Porsche expects 50% of its sales to be electric vehicles by 2023 in keeping with its plans to spend $7B on electrification initiatives by 2022. The 2022 goal includes $1.15B for the electrification and hybridization of its existing models.
The Porsche all-electric Taycan had 30,000 order reservations by July 2019, hence Porsche is considering doubling the production of its 4-door sedan to 40,000 units/year by assigning its Leipzig facility to this vehicle, in addition to the current only Taycan production plant in Zuffenhausen.
Porsche is also working on a SUV built on the Taycan chassis, the Cross Turismo.
As for Volkswagen trucks, MAN, the heavy-duty truck division of Volkswagen, is expected to launch electric semis with a gross vehicle rate weighting of 12 to 26 tons in 2021; and is working on pilot projects with its e-Crafter vans in various places in Europe.
Batteries: Outsourcing versus In-house
For now, the battery suppliers for the Volkswagen Group are LG Chem, SK Innovation, Samsung SDI and, for its China division, China’s CATL. But ultimately VW wants home-grown independence.
To this end, VW plans to build a battery facility in Salzgitter, together with Northvolt, that will eventually be capable of producing 24 GWh of batteries a year. Volkswagen already has a Centre of Excellence and a Component Centre in Salzgitter which handles battery competencies, including recycling and R & D. This fits in with the May 2019 Volkswagen announcement that it would invest $1B in a pilot battery cell facility in Europe, the most likely site being Salzgitter.
Objectives and Skepticism
Putting all the pieces of the puzzle together, the combination of hopes to become the number one EV manufacturer and reduce its manufacturing carbon footprint, the Volkswagen Group aims to be carbon neutral by 2050.
One could be skeptical about all this since most of the preceding information is about plans and these plans, including targets, keep on changing.
Apart from the low-volume sales e-Golf, the Volkswagen Group has yet to put its mass market ID vehicles on the roads around the globe.
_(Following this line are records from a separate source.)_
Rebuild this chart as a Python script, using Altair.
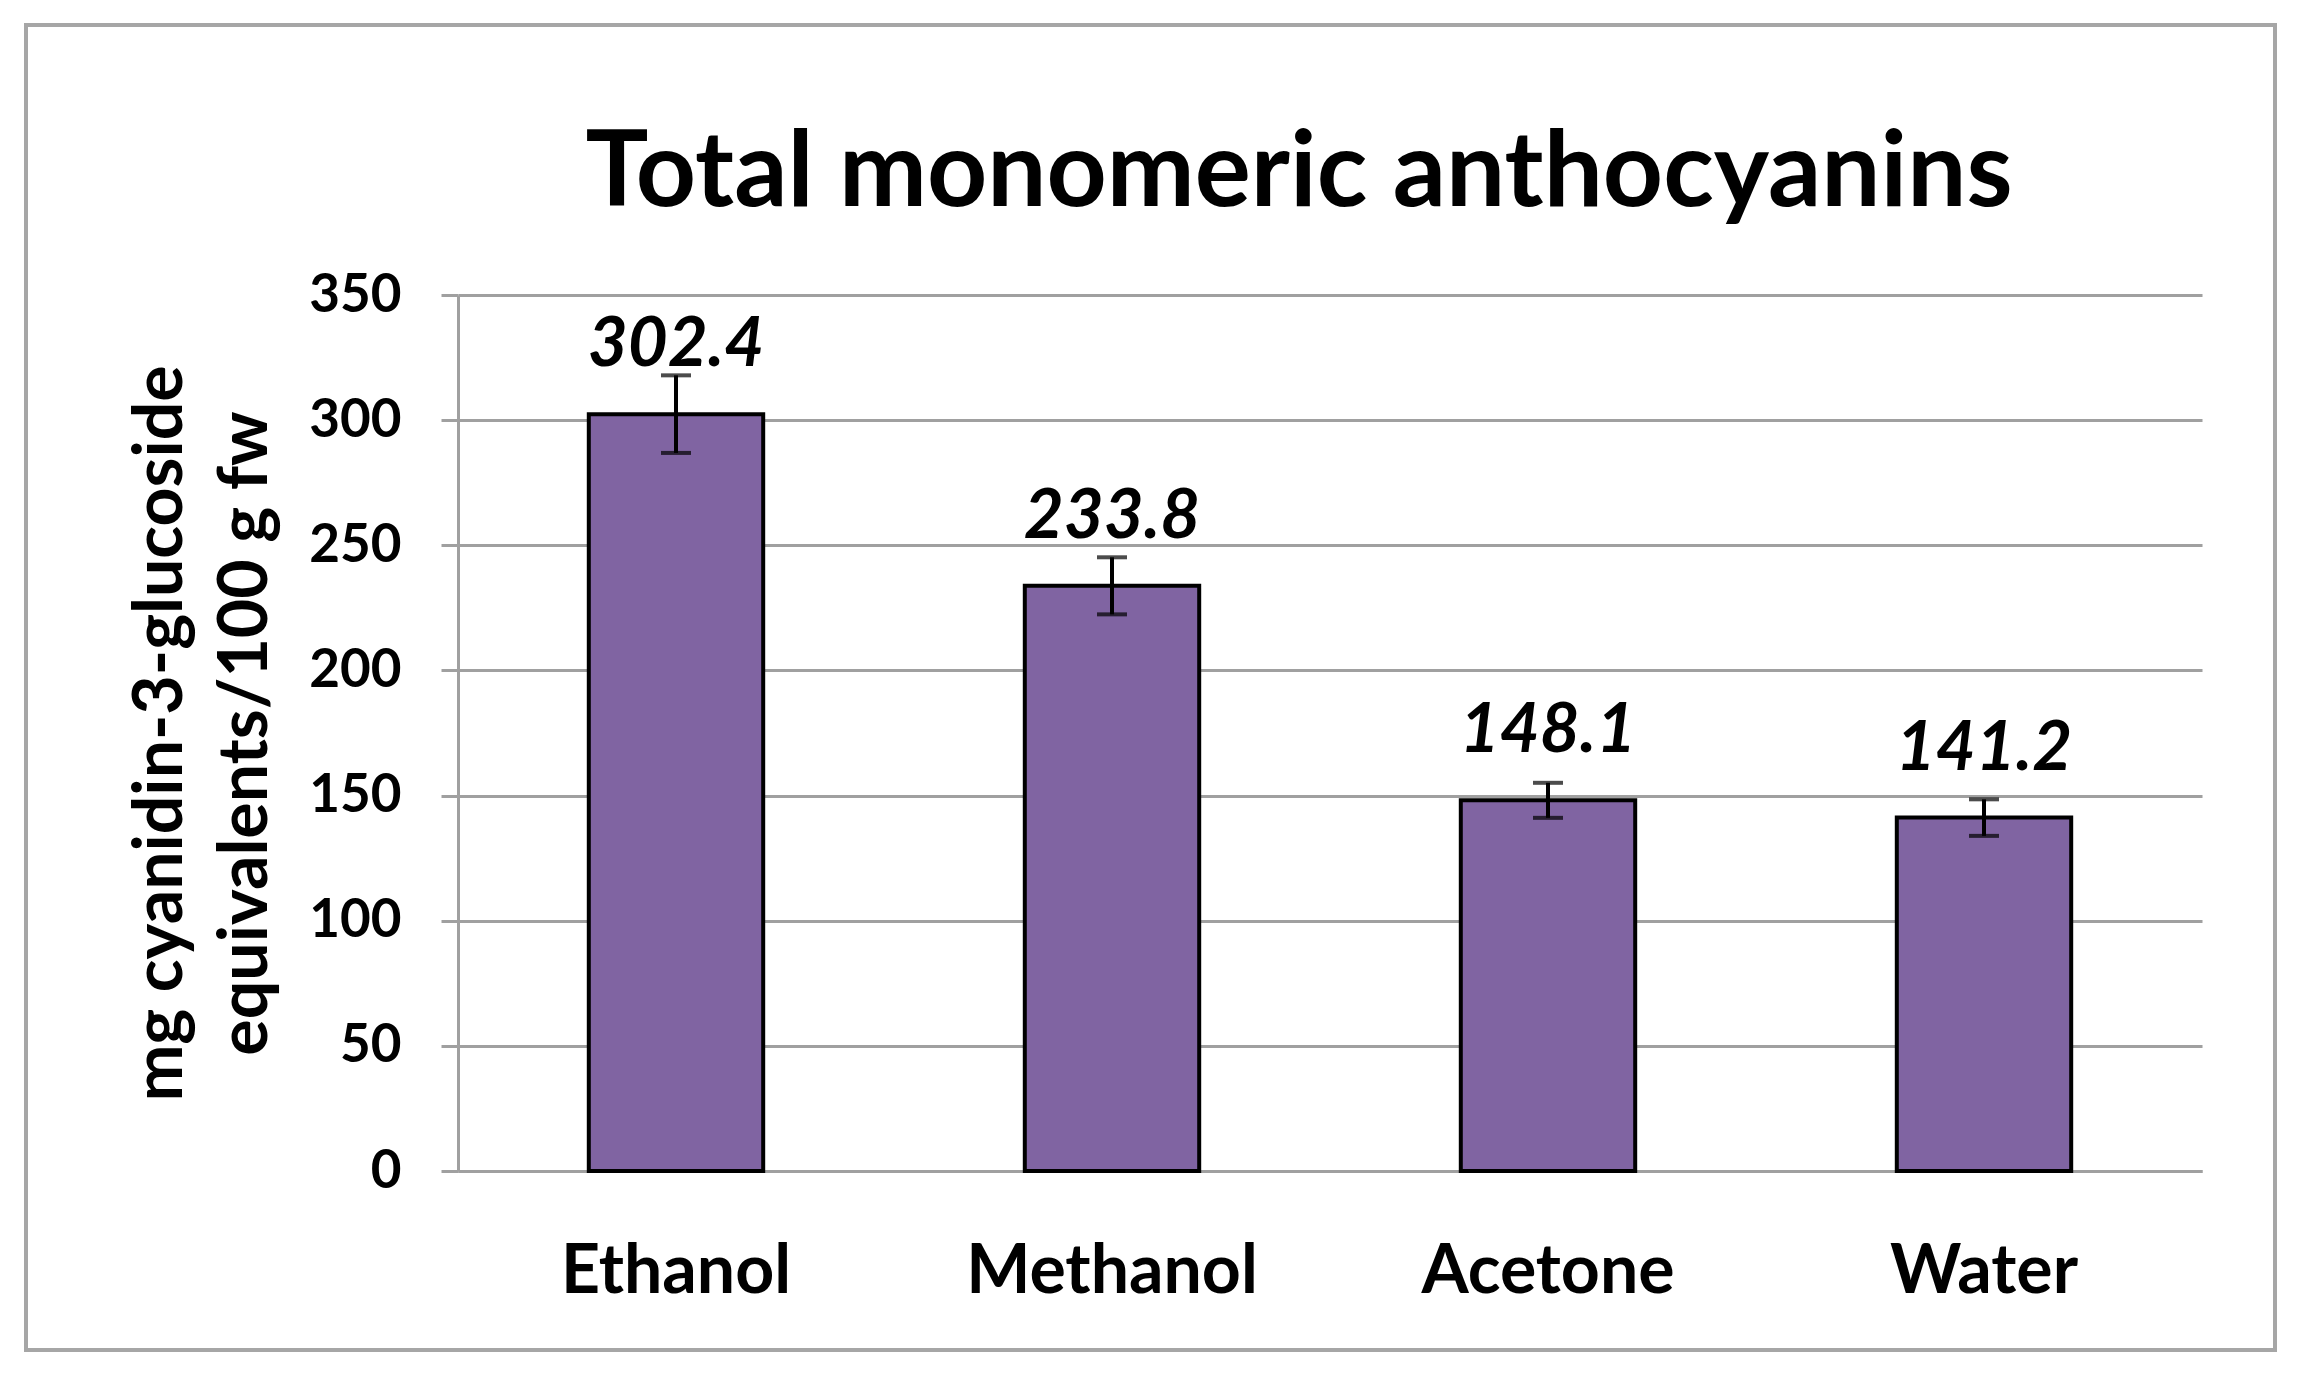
import altair as alt
import pandas as pd

categories = ["Ethanol", "Methanol", "Acetone", "Water"]
values = [302.4, 233.8, 148.1, 141.2]
errors = [15.5, 11.4, 7.0, 7.3]
labels = ["302.4", "233.8", "148.1", "141.2"]
title_text = "Total monomeric anthocyanins"
y_title = ["mg cyanidin-3-glucoside", "equivalents/100 g fw"]
y_ticks = [0, 50, 100, 150, 200, 250, 300, 350]

df = pd.DataFrame({
    "solvent": categories,
    "value": values,
    "lo": [v - e for v, e in zip(values, errors)],
    "hi": [v + e for v, e in zip(values, errors)],
    "label": labels,
})
tdf = pd.DataFrame({"t": [title_text]})

FONT = "Lato"
GRAY = "#A0A0A0"

x_axis = alt.Axis(title=None, labelAngle=0, labelFont=FONT, labelFontSize=68,
                  labelFontWeight="bold", labelColor="black", ticks=False, tickSize=0,
                  labelPadding=121, labelBaseline="alphabetic", labelLimit=1000,
                  domainColor=GRAY, domainWidth=3)
y_axis = alt.Axis(values=y_ticks, title=y_title, titleFont=FONT, titleFontSize=68,
                  titleFontWeight="bold", titleColor="black", titleAngle=-90,
                  titleAlign="center", titleBaseline="middle", titleLineHeight=85,
                  titleX=-297, titleY=438, titleLimit=2000,
                  labelFont=FONT, labelFontSize=53, labelFontWeight="bold",
                  labelColor="black", labelPadding=40, tickSize=17, tickColor=GRAY,
                  tickWidth=3, domainColor=GRAY, domainWidth=3,
                  grid=True, gridColor=GRAY, gridWidth=3)
xscale = alt.Scale(paddingInner=0.6, paddingOuter=0.3)
yscale = alt.Scale(domain=[0, 350])


def X():
    return alt.X("solvent:N", sort=categories, scale=xscale, axis=x_axis)


def Y(field):
    return alt.Y(field, scale=yscale, axis=y_axis)


bars = alt.Chart(df).mark_bar(color="#8064A2", stroke="black", strokeWidth=4).encode(
    x=X(), y=Y("value:Q"))

err = alt.Chart(df).mark_rule(color="black", strokeWidth=4).encode(
    x=X(), y=Y("lo:Q"), y2="hi:Q")
cap_lo = alt.Chart(df).mark_tick(color="black", thickness=4, size=30).encode(
    x=X(), y=Y("lo:Q"))
cap_hi = alt.Chart(df).mark_tick(color="black", thickness=4, size=30).encode(
    x=X(), y=Y("hi:Q"))
txt = alt.Chart(df).mark_text(font=FONT, fontSize=69, fontWeight="bold", fontStyle="italic",
                              color="black", baseline="alphabetic", dy=-48).encode(
    x=X(), y=Y("value:Q"), text="label:N")
title = alt.Chart(tdf).mark_text(font=FONT, fontSize=105, fontWeight="bold", color="black",
                                 baseline="alphabetic", align="center").encode(
    x=alt.value(841), y=alt.value(-89), text="t:N")
border = alt.Chart(tdf).mark_rect(fillOpacity=0, stroke="#A6A6A6", strokeWidth=4).encode(
    x=alt.value(-432), x2=alt.value(1817), y=alt.value(-270), y2=alt.value(1055))

chart = alt.layer(bars, err, cap_lo, cap_hi, txt, title, border).properties(
    width=1744, height=876,
    autosize=alt.AutoSizeParams(type="none"),
    padding={"left": 450, "top": 287, "right": 84, "bottom": 197},
    background="white",
).configure_view(strokeWidth=0)

chart.save("out.html", embed_options={"renderer": "svg", "actions": False})
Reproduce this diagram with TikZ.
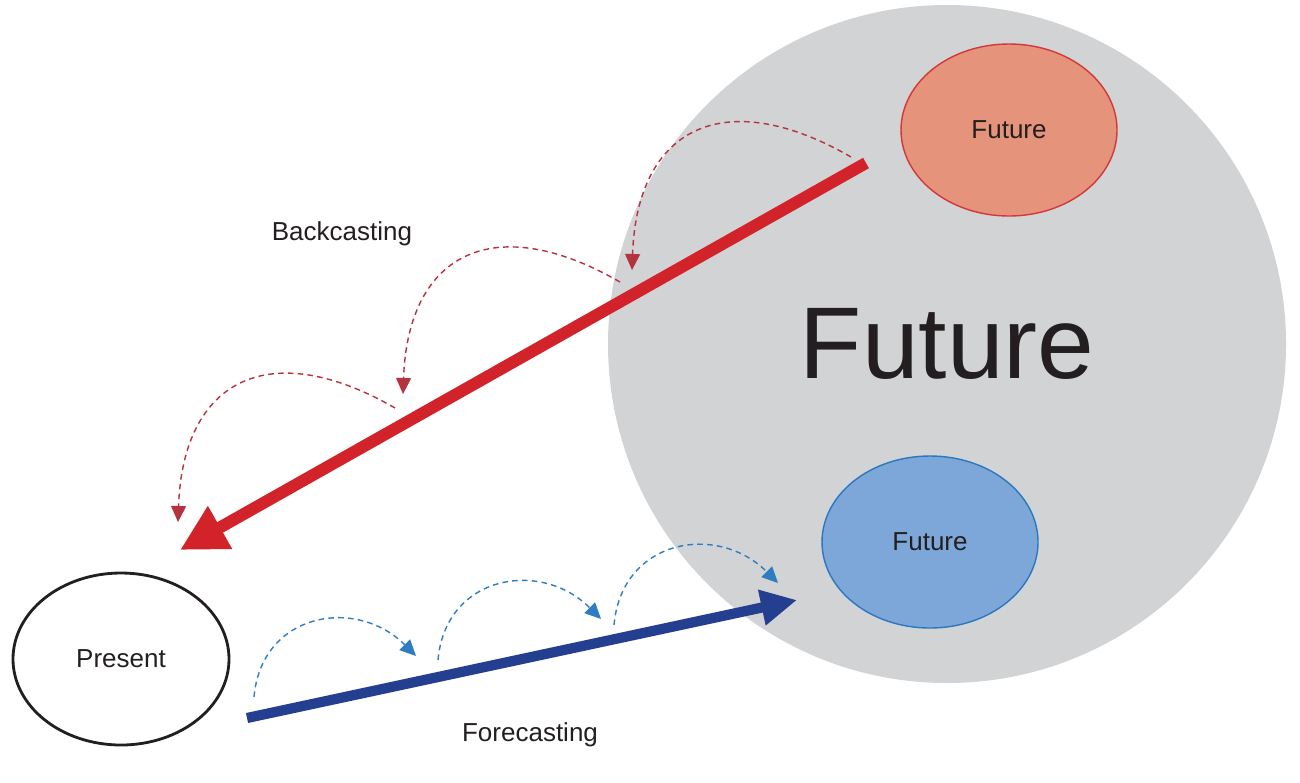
\documentclass[tikz,border=0pt]{standalone}
\usepackage{fontspec}
\setmainfont{Liberation Sans}
\definecolor{futgray}{HTML}{D1D3D4}
\definecolor{futred}{HTML}{E5937B}
\definecolor{futredline}{HTML}{D2383A}
\definecolor{futblue}{HTML}{7DA7D9}
\definecolor{futblueline}{HTML}{2B78C0}
\definecolor{backred}{HTML}{D2232A}
\definecolor{forenavy}{HTML}{243F8F}
\definecolor{hopred}{HTML}{B5333F}
\definecolor{hopblue}{HTML}{2F7DC0}
\definecolor{inkblack}{HTML}{231F20}
\usetikzlibrary{positioning, shapes.geometric, arrows.meta}
\tikzset{
	ovalnode/.style={
			ellipse,
			minimum width=2.16cm,
			minimum height=1.72cm,
			inner sep=0pt,
			text=inkblack,
			font=\fontsize{7.4}{9}\selectfont
		},
	presentnode/.style={
			ovalnode,
			draw=inkblack,
			line width=0.8pt
		},
	redfuture/.style={
			ovalnode,
			draw=futredline,
			fill=futred,
			line width=0.4pt
		},
	bluefuture/.style={
			ovalnode,
			draw=futblueline,
			fill=futblue,
			line width=0.4pt
		},
	bignode/.style={
			circle,
			fill=futgray,
			minimum size=6.78cm,
			inner sep=0pt,
			text=inkblack,
			font=\fontsize{29}{34}\selectfont
		},
	labelnode/.style={
			text=inkblack,
			font=\fontsize{7.4}{9}\selectfont
		},
	backarrow/.style={
			backred,
			line width=3.4pt,
			-{Triangle[length=4.6mm, width=4.6mm]}
		},
	forearrow/.style={
			forenavy,
			line width=2.9pt,
			-{Triangle[length=3.6mm, width=3.4mm]}
		},
	backhop/.style={
			hopred,
			line width=0.4pt,
			dash pattern=on 1.6pt off 1.2pt,
			-{Triangle[length=1.6mm, width=1.5mm]}
		},
	forehop/.style={
			hopblue,
			line width=0.4pt,
			dash pattern=on 1.6pt off 1.2pt,
			-{Triangle[length=1.6mm, width=1.5mm]}
		}
}

\begin{document}
\begin{tikzpicture}
\useasboundingbox (0,0) rectangle (13,-7.82);

\node[bignode] (big) at (9.47,-3.44) {Future};
\node[redfuture] (fr) at (10.09,-1.30) {Future};
\node[bluefuture] (fb) at (9.30,-5.42) {Future};
\node[presentnode] (pr) at (1.21,-6.59) {Present};

\node[labelnode] (bk) at (3.42,-2.34) {Backcasting};
\node[labelnode] (fc) at (5.30,-7.35) {Forecasting};

\coordinate (bs) at (8.66,-1.63);
\coordinate (be) at (1.80,-5.50);
\coordinate (fs) at (2.47,-7.18);
\coordinate (fe) at (7.97,-6.00);

\coordinate (r1) at (8.51,-1.57);
\coordinate (r2) at (6.32,-2.70);
\coordinate (r3) at (6.20,-2.82);
\coordinate (r4) at (4.03,-3.94);
\coordinate (r5) at (3.95,-4.08);
\coordinate (r6) at (1.78,-5.22);

\coordinate (b1) at (2.54,-6.97);
\coordinate (b2) at (4.16,-6.56);
\coordinate (b3) at (4.38,-6.60);
\coordinate (b4) at (6.01,-6.19);
\coordinate (b5) at (6.14,-6.25);
\coordinate (b6) at (7.78,-5.83);

\draw[backarrow] (bs) -- (be);
\draw[forearrow] (fs) -- (fe);

\draw[backhop] (r1) to[out=150, in=88, looseness=1.5] (r2);
\draw[backhop] (r3) to[out=150, in=88, looseness=1.5] (r4);
\draw[backhop] (r5) to[out=150, in=88, looseness=1.5] (r6);

\draw[forehop] (b1) to[out=85, in=135, looseness=1.3] (b2);
\draw[forehop] (b3) to[out=85, in=135, looseness=1.3] (b4);
\draw[forehop] (b5) to[out=85, in=135, looseness=1.3] (b6);
\end{tikzpicture}
\end{document}
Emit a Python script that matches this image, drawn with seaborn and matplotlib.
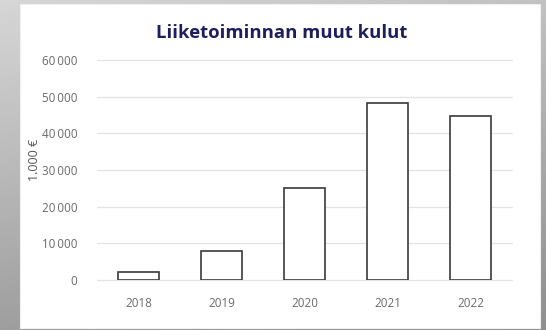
import matplotlib
matplotlib.use("Agg")
import matplotlib.pyplot as plt
import matplotlib.patches as mpatches
import numpy as np
import pandas as pd
import seaborn as sns

years = ["2018", "2019", "2020", "2021", "2022"]
values = [2300, 7900, 25000, 48200, 44700]
y_ticks = [0, 10000, 20000, 30000, 40000, 50000, 60000]
y_tick_labels = ["0", "10\u2009000", "20\u2009000", "30\u2009000", "40\u2009000", "50\u2009000", "60\u2009000"]
title = "Liiketoiminnan muut kulut"
y_label = "1.000 €"

sns.set_theme(style="white")
plt.rcParams["font.family"] = ["Open Sans", "DejaVu Sans"]

df = pd.DataFrame({"year": years, "value": values})

W, H = 546, 330
fig = plt.figure(figsize=(W / 100, H / 100), dpi=100)
fig.patch.set_facecolor("#a9a9a9")

# gray frame with a soft gradient behind the white card
bg = fig.add_axes([0, 0, 1, 1], zorder=-10)
bg.set_axis_off()
grad = np.linspace(0.84, 0.62, 256).reshape(-1, 1)
horiz = np.linspace(1.0, 0.9, 256).reshape(1, -1)
bg.imshow(grad * horiz, cmap="gray", vmin=0, vmax=1, aspect="auto",
          extent=[0, 1, 0, 1], transform=bg.transAxes)
bg.add_patch(mpatches.Rectangle((20 / W, 2 / H), 520 / W, 324 / H,
                                transform=bg.transAxes, facecolor="white",
                                edgecolor="#f0f0f0", lw=0.8))

ax = fig.add_axes([97 / W, 1 - 280 / H, 415 / W, 220 / H])
ax.set_facecolor("none")
sns.barplot(data=df, x="year", y="value", ax=ax, color="white",
            edgecolor="#3a3a3a", linewidth=1.2, width=0.5, saturation=1)

ax.set_ylim(0, 60000)
ax.set_xlim(-0.5, 4.5)
ax.set_yticks(y_ticks)
ax.set_yticklabels(y_tick_labels)
ax.grid(axis="y", color="#e3e3e3", lw=0.9)
ax.set_axisbelow(True)
for gl in ax.get_ygridlines():
    gl.set_clip_on(False)
for s in ax.spines.values():
    s.set_visible(False)
ax.tick_params(axis="both", length=0, labelsize=8.4, labelcolor="#6a6a6a")
ax.tick_params(axis="y", pad=14)
ax.tick_params(axis="x", pad=12)
ax.set_xlabel("")
ax.set_ylabel(y_label, fontsize=9, color="#555555")
ax.yaxis.set_label_coords(-0.134, 0.545)

fig.text(282 / W, 1 - 33 / H, title, ha="center", va="center",
         fontsize=13.3, fontweight="bold", color="#1c1f5c",
         family=["Open Sans", "DejaVu Sans"])

fig.savefig("out.png", dpi=100)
Nonetheless, whether or not the Group will achieve the number one EV manufacturer status, the slope is high to become a major EV player.
To achieve the goal of being the number EV manufacturer by 2025, VW has an advantage over Tesla in terms of existing and near-future manufacturing capacity.
That said, VW also has the same problem as all legacy automakers, the turning of the Titanic syndrome. Having to scrap a century of investing in improving the performance of internal combustion engines (ICE); invest in developing electric, entirely different, powertrains; design vehicles to accommodate the new powertrains; and revamp the ICE-based corporate organizational structure, is no small feat. That’s an awful lot of stranded assets and hurdles to accompany an aim to maintain or improve sales levels. These are high expectations, especially considering it may take years to get a return on the above-mentioned massive investments and changes. Moreover, the ID lineup comprises sleek attractive vehicles that are a major departure from the more banal designs from VW for which we have become accustomed.
On the other hand, European Union and China legislation leave Volkswagen with no choice, especially since 80% of its sales are in these two markets. There lies the incentive to turn the Titanic on time to avoid sinking. As stated by the VW CEO, Herbert Diess, the alternative is to end up like Nokia.